Alex Ferguson’u dünyanın gelmiş geçmiş en iyi teknik adamlarından biri olarak değerlendiren Neumayr, “Alex Ferguson çok coşkulu ve enerjik bir adam. İnsanlarla nasıl iletişim kurulacağını çok iyi biliyor. Onunla çalışmak benim için çok önemliydi. United’da onun boşluğunu doldurmak çok zor, hala o boşluğu doldurmaya çalışıyorlar. Mourinho ile eski durumlarına gelmeye yaklaştılar. Ferguson’la Manchester United dünyanın en iyi takımıydı. Umarım eski günlerine dönerler.” şeklinde konuştu.

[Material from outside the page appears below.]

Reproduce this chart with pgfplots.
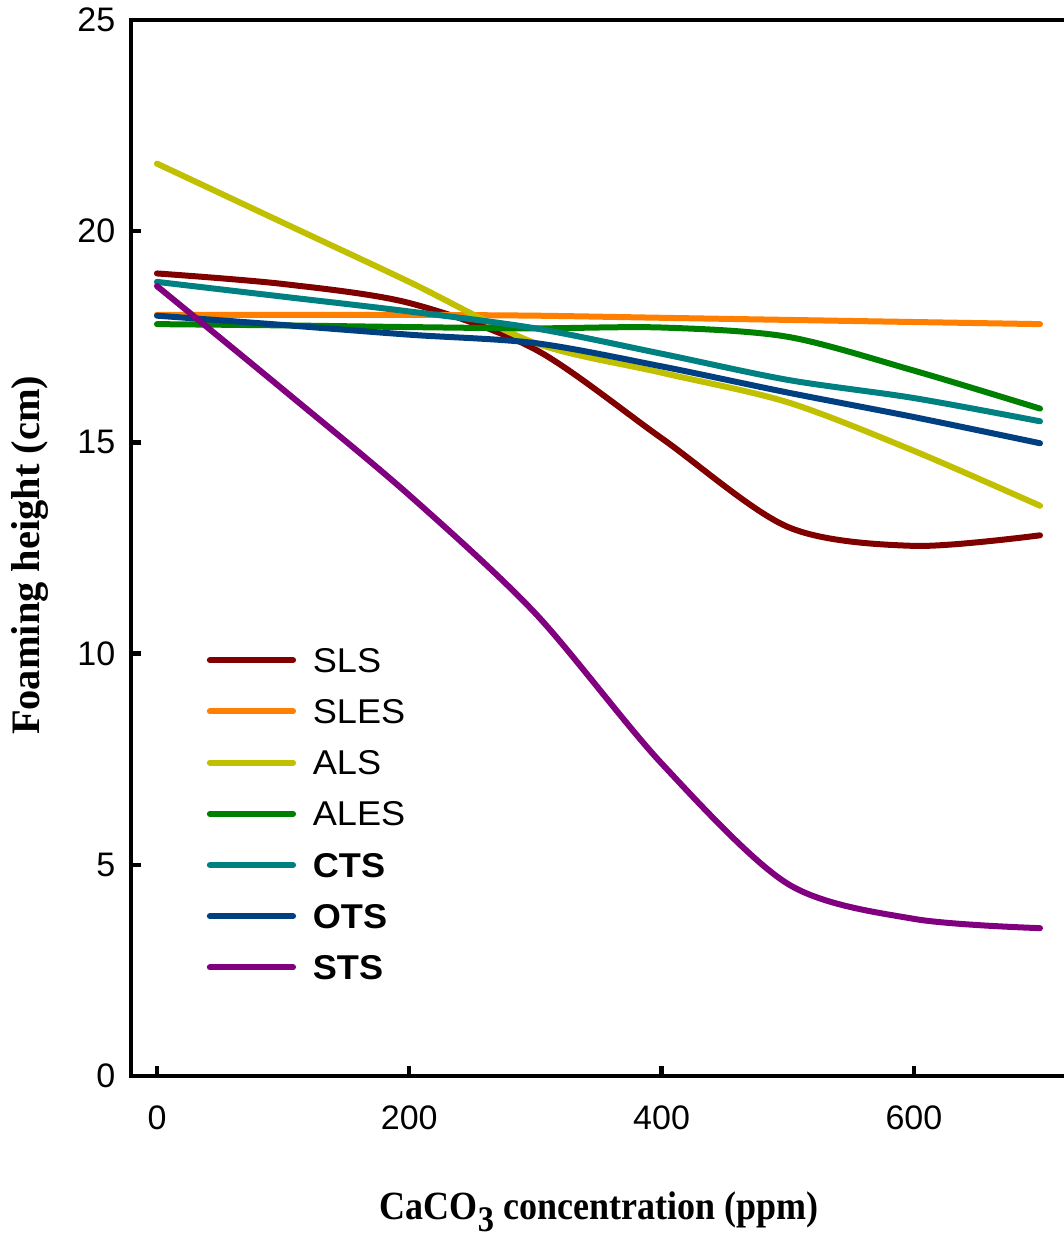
\documentclass[border=0pt]{standalone}
\usepackage{fontspec}
\usepackage{pgfplots}
\pgfplotsset{compat=1.18}
\setmainfont{Liberation Serif}
\newfontfamily\tickfont{Liberation Sans}
\newfontfamily\legfont[FakeStretch=1.05]{Liberation Sans}
\newfontfamily\xlabfont[FakeStretch=0.9]{Liberation Serif}
\definecolor{cSLS}{HTML}{800000}
\definecolor{cSLES}{HTML}{FF8000}
\definecolor{cALS}{HTML}{C0C000}
\definecolor{cALES}{HTML}{008000}
\definecolor{cCTS}{HTML}{008080}
\definecolor{cOTS}{HTML}{004080}
\definecolor{cSTS}{HTML}{800080}
\begin{document}
\begin{tikzpicture}
\begin{axis}[
  scale only axis, width=234pt, height=264pt,
  xmin=-20.6, xmax=721.4, ymin=0, ymax=25,
  axis line style={line width=1.1pt},
  xtick={0,200,400,600}, ytick={0,5,10,15,20,25},
  xtick pos=bottom, ytick pos=left,
  tick align=inside, major tick length=2.5pt,
  tick style={line width=1.1pt, black},
  ticklabel style={font=\tickfont\fontsize{8.5}{10}\selectfont},
  /pgf/number format/assume math mode=true,
  xticklabel style={anchor=north, inner sep=0pt, yshift=-7.25pt},
  yticklabel style={anchor=east, inner sep=0pt, xshift=-3.75pt},
  xlabel={CaCO\raisebox{-3pt}{\fontsize{9}{10}\selectfont 3} concentration (ppm)},
  xlabel style={font=\xlabfont\bfseries\fontsize{10}{12}\selectfont, at={(axis description cs:0.5,-0.136)}, anchor=base, inner sep=0pt},
  ylabel={Foaming height (cm)},
  ylabel style={font=\bfseries\fontsize{10.1}{12}\selectfont, at={(axis description cs:-0.108,0.493)}, anchor=center, inner sep=0pt},
  legend style={draw=none, fill=none, at={(axis description cs:0.0802,0.4058)}, anchor=north west, inner sep=0pt, row sep=6.8pt, column sep=4.2pt, font=\legfont\fontsize{8.6}{10}\selectfont, nodes={inner sep=0pt, text height=6pt, text depth=0pt}},
  legend cell align=left,
  legend image code/.code={\draw[#1, line cap=round] (0pt,0pt) -- (20.8pt,0pt);},
  every axis plot/.append style={line width=1.5pt, line cap=round, smooth},
]
\addplot[cSLS] coordinates {(0,19.0)(100,18.75)(200,18.3)(300,17.2)(400,15.1)(500,13.0)(600,12.55)(700,12.8)};
\addlegendentry{SLS}
\addplot[cSLES] coordinates {(0,18.02)(100,18.02)(200,18.02)(300,18.0)(400,17.95)(500,17.9)(600,17.85)(700,17.8)};
\addlegendentry{SLES}
\addplot[cALS] coordinates {(0,21.6)(100,20.2)(200,18.8)(300,17.35)(400,16.65)(500,15.95)(600,14.8)(700,13.5)};
\addlegendentry{ALS}
\addplot[cALES] coordinates {(0,17.8)(100,17.77)(200,17.73)(300,17.7)(400,17.72)(500,17.5)(600,16.7)(700,15.8)};
\addlegendentry{ALES}
\addplot[cCTS] coordinates {(0,18.8)(100,18.45)(200,18.1)(300,17.7)(400,17.1)(500,16.48)(600,16.05)(700,15.5)};
\addlegendentry{\textbf{CTS}}
\addplot[cOTS] coordinates {(0,18.0)(100,17.78)(200,17.55)(300,17.35)(400,16.8)(500,16.18)(600,15.6)(700,14.98)};
\addlegendentry{\textbf{OTS}}
\addplot[cSTS] coordinates {(0,18.7)(100,16.25)(200,13.75)(300,10.95)(400,7.4)(500,4.55)(600,3.72)(700,3.5)};
\addlegendentry{\textbf{STS}}
\end{axis}
\pgfresetboundingbox
\path[use as bounding box] (-32.75pt,-39.5pt) rectangle (233pt,269pt);
\end{tikzpicture}
\end{document}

“SCHOLES İLE AYNI TAKIMDA OLMAK BÜYÜK ŞANSTI”
Manchester United’da en iyi arkadaşının, altyapıda aynı odayı paylaştığı Gerard Pique olduğunu aktaran Alman futbolcu, kendisini en çok etkileyen ismin ise Paul Scholes olduğunu dile getirdi. Neumayr, Scholes’u olağanüstü bir oyuncu olarak tanımlayarak, şu sözleri kullandı: “Bana saha içinde güçlü özelliklerimi sahaya nasıl yansıtabileceğimi ve oyunu nasıl daha iyi hale getirebileceğimi öğretmeye çalıştı. ‘Orta saha oyuncusu olarak yapmanız gereken doğru zamanda doğru kararları almanızdır’ derdi.

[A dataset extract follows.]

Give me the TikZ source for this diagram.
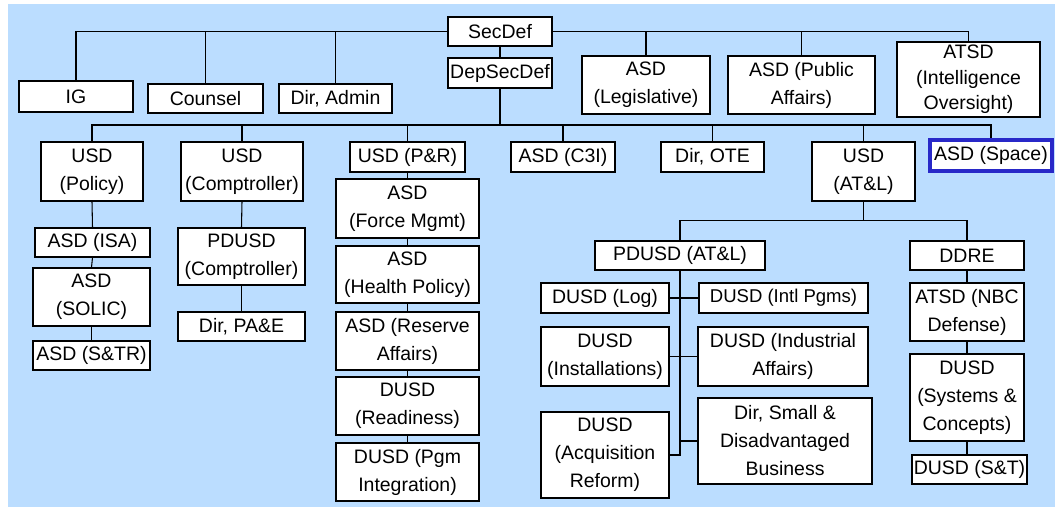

Scholes, futbol tarihinde en iyi orta saha oyuncularından biriydi. Onu izlemek ve onunla aynı takımda olabilmek çok büyük bir şanstı. Scholes’un üzerimde büyük etkisi vardı. Etrafındaki oyuncuları da değiştiren bir isimdi. Manchester United hala onun yokluğunu hissediyor.” Alman futbolcu, Manchester United yerine Barcelona ya da Chelsea’yi seçmediği için pişman olmadığını ve yaptığı kariyerden mutlu olduğunu ifade etti.

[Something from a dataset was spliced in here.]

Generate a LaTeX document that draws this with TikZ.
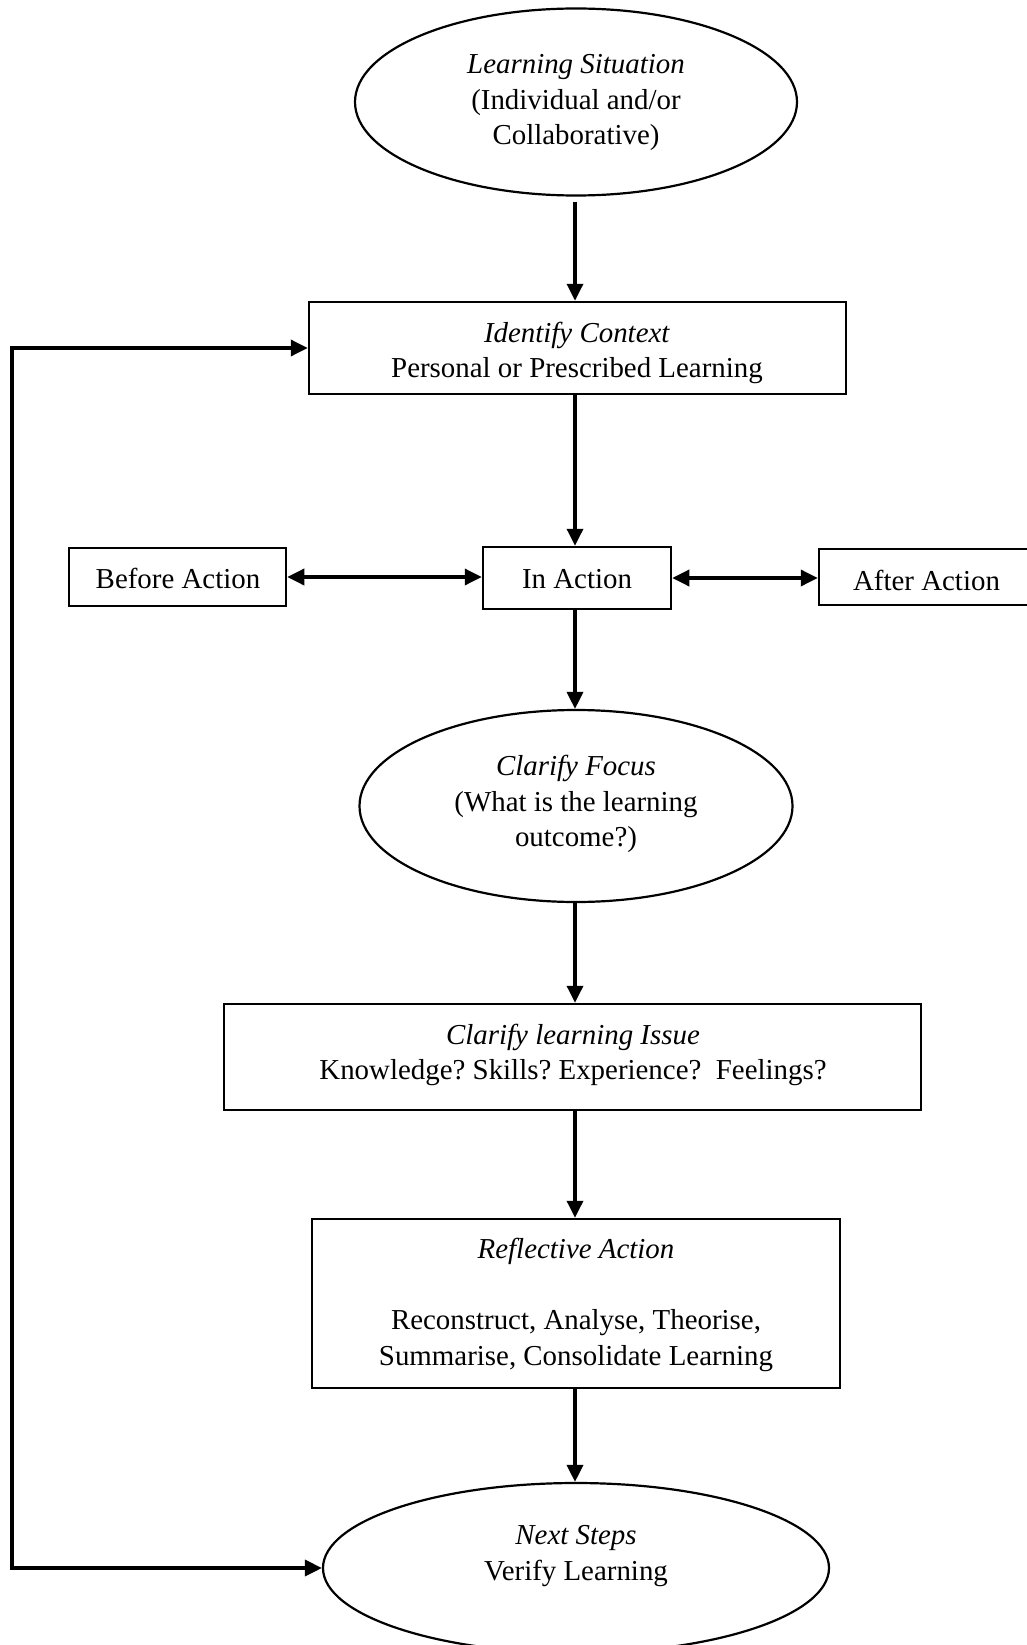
\documentclass[tikz,border=0pt]{standalone}
\usepackage{fontspec}
\setmainfont{Liberation Serif}
\usetikzlibrary{arrows.meta,shapes.geometric}

\tikzset{
  every node/.style={font=\fontsize{28.9}{35.5}\selectfont},
  box/.style={draw, line width=2.5pt, rectangle, inner sep=0pt},
  oval/.style={draw, line width=2.2pt, ellipse, inner sep=0pt},
  txt/.style={align=center, inner sep=0pt},
  conn/.style={line width=3.5pt, -{Triangle[length=17pt,width=16pt]}},
  dconn/.style={line width=3.5pt, {Triangle[length=17pt,width=16pt]}-{Triangle[length=17pt,width=16pt]}}
}

\begin{document}
\frenchspacing
\begin{tikzpicture}[x=1pt, y=-1pt]
  \useasboundingbox[fill=white] (0,0) rectangle (1026,1645);

  % ovals
  \node[oval, minimum width=442pt, minimum height=187pt] (situation) at (576,102) {};
  \node[txt] (situationtxt) at (576,103) {\textit{Learning Situation}\\(Individual and/or\\Collaborative)};

  \node[oval, minimum width=433pt, minimum height=192pt] (focus) at (576,806) {};
  \node[txt] (focustxt) at (576,804) {\textit{Clarify Focus}\\(What is the learning\\outcome?)};

  \node[oval, minimum width=506pt, minimum height=170pt] (next) at (576,1568) {};
  \node[txt] (nexttxt) at (576,1556) {\textit{Next Steps}\\Verify Learning};

  % rectangular steps
  \node[box, minimum width=537pt, minimum height=92pt] (ident) at (577.5,348) {};
  \node[txt] (identtxt) at (577,353) {\textit{Identify Context}\\Personal or Prescribed Learning};

  \node[box, minimum width=217pt, minimum height=58pt] (before) at (177.5,577) {};
  \node[txt] (beforetxt) at (178,578.5) {Before Action};

  \node[box, minimum width=188pt, minimum height=62pt] (inact) at (577,578) {};
  \node[txt] (inacttxt) at (577,579.5) {In Action};

  \node[box, minimum width=215pt, minimum height=56pt] (after) at (926.5,577) {};
  \node[txt] (aftertxt) at (926.5,580) {After Action};

  \node[box, minimum width=697pt, minimum height=106pt] (issue) at (572.5,1057) {};
  \node[txt] (issuetxt) at (573,1055) {\textit{Clarify learning Issue}\\Knowledge? Skills? Experience?\ \ Feelings?};

  \node[box, minimum width=528pt, minimum height=169pt] (reflect) at (576,1303.5) {};
  \node[txt] (reflecttxt) at (576,1305) {\textit{Reflective Action}\\[35.5pt]Reconstruct, Analyse, Theorise,\\Summarise, Consolidate Learning};

  % main downward flow
  \draw[conn, shorten <=5pt] (situation.south -| 575,0) -- (ident.north -| 575,0);
  \draw[conn] (ident.south -| 575,0) -- (inact.north -| 575,0);
  \draw[conn] (inact.south -| 575,0) -- (focus.north -| 575,0);
  \draw[conn] (focus.south -| 575,0) -- (issue.north -| 575,0);
  \draw[conn] (issue.south -| 575,0) -- (reflect.north -| 575,0);
  \draw[conn] (reflect.south -| 575,0) -- (next.north -| 575,0);

  % side links around In Action
  \draw[dconn] (before.east) -- (inact.west |- before.east);
  \draw[dconn] (inact.east) -- (after.west |- inact.east);

  % feedback loop from Next Steps back to Identify Context
  \coordinate (loopbottom) at (12,1568);
  \coordinate (looptop) at (12,348);
  \draw[dconn, line join=miter] (next.west) -- (loopbottom) -- (looptop) -- (ident.west);
\end{tikzpicture}
\end{document}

“KASIMPAŞA’YA KATKI SAĞLAMAK İSTİYORUM”
Neumayr, Kasımpaşa’dan geçtiğimiz mayıs ayında teklif aldığını ve kulübün kendisini gerçekten istediğine inandıktan sonra teklifi kabul ettiğini açıkladı.
Her ekibin başarı için takım ruhuna sahip olması gerektiğini vurgulayan 31 yaşındaki futbolcu, “Yeteneklerimi ortaya koyarak Kasımpaşa’nın daha iyi bir takım olmasına ve birlikte forma giydiğim oyuncuların daha iyi hale gelmesine katkı sağlamak istiyorum. İyi yeteneklere sahip olmak size bazı maçları kazandırabilir ama şampiyonlukları kazandırmaz. Bunun için çok iyi bir takım ruhuna sahip olmanız gerekir.” değerlendirmesinde bulundu.
Neumayr, kendisini Alman Milli Takımı’nın alt yaş kategorilerine kazandıran ismin bir dönem Türkiye’de de teknik direktörlük yapan Michael Skibbe olduğunu da sözlerine ekledi.